Bank of America Tumbles After Missing Key Metric Goal
After seeing some gains over the last few weeks, Bank of America Co. (BAC ) took a tumble this week and saw an increase in viewership of 17%. Earlier in the month, the banking sector rallied after all 34 major banks passed the Fed’s annual stress tests. However, two days ago, Bank of America announced that earnings per share came in at $0.46, beating the expectation of $0.43 per share. The company also beat expectations on many other metrics like revenues, fixed income trading and net charge-offs. However, the cause of the stock’s decline is due to a marginal decline in the net interest income to $11.2 billion from $11.3 billion in the previous quarter. On top of that, this was an unexpected event as the other banks showed substantial improvement in this metric during the same time period.
For the last five days, the stock fell by 3.87%. However, like the rest of the financial sector, BAC had performed very well on a year-to-date basis, having risen over 8.5%. Even on a trailing year basis, the stock is up over 65%.
Bank of America also pays a dividend of $0.30 per share, yielding 1.25%. Thanks to the Fed passing BAC during the stress test, the bank was approved to raise its dividend by 60% next quarter, enabling the bank to raise dividends for three consecutive years. Investors looking for a bank stock that might be a recent buying opportunity should consider Bank of America.

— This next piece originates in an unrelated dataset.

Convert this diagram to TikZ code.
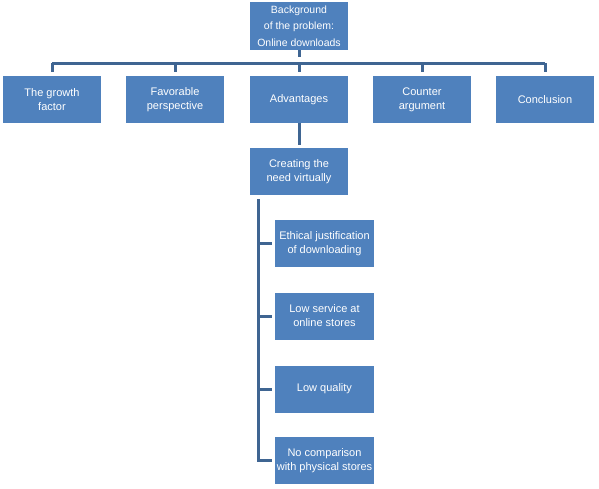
\documentclass[tikz,border=0pt]{standalone}
\usepackage{fontspec}
\setmainfont{Liberation Sans}
\usepackage{tikz}

\definecolor{boxblue}{HTML}{4F81BD}
\definecolor{lineblue}{HTML}{3F6592}

\tikzset{
	topic/.style={fill=boxblue, text=white, minimum width=98pt, minimum height=47pt,
		inner sep=1pt, align=center, font=\fontsize{11}{14}\selectfont},
	link/.style={draw=lineblue, line width=3pt}
}

\begin{document}
\begin{tikzpicture}[x=1pt, y=1pt]
			\useasboundingbox (0, 0) rectangle (599, -488);
			% root
			\node[topic, minimum height=48pt, font=\fontsize{10.5}{16.5}\selectfont] (bg) at (299, -26)
				{Background\\of the problem:\\Online downloads};
			\draw[link] (bg.south) -- ++(0, -7);
			\coordinate (bar) at (299, -63);
			% first level
			\foreach \x/\name/\txt in {52/gf/{The growth\\factor}, 175/fp/{Favorable\\perspective},
				299/adv/Advantages, 422/ca/{Counter\\argument}, 545/con/Conclusion}
			{
				\node[topic] (\name) at (\x, -99.5) {\txt};
				\draw[link, shorten >=4pt] (bar -| \name.north) -- (\name.north);
			}
			\draw[link] (bar -| gf.north) -- (bar -| con.north);
			% advantages branch
			\node[topic] (cv) at (299, -171.5) {Creating the\\need virtually};
			\draw[link, shorten >=3pt] (adv.south) -- (cv.north);
			\coordinate (spine) at (258.5, -199);
			\foreach \y/\name/\txt in {243.5/ej/{Ethical justification\\of downloading},
				316/ls/{Low service at\\online stores}, 389/lq/Low quality,
				460.5/nc/{No comparison\\with physical stores}}
			{
				\node[topic, minimum width=99pt] (\name) at (324.5, -\y) {\txt};
				\draw[link] (spine |- \name.west) -- ++(13.5, 0);
			}
			\draw[link, shorten >=3pt] (spine) |- (nc.west);
		\end{tikzpicture}
\end{document}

Check out our Dividend University section to learn more about dividend investing.
The Bottom Line
Most of this article was based around the release of second quarter earnings reports. Netflix continues to remain the most dominant force in the streaming world after it surpassed the 100 million subscriber mark. Thanks to its successful aeronautics unit landing the F-35 deal, Lockheed Martin’s stock soared as the company beat expectations. Activist Nelson Peltz made a bid to P&G shareholders for a seat on the board so that he can turn the company around. Finally, Bank of America tumbles over 3% this week after reporting a marginal drop in its quarterly net interest income.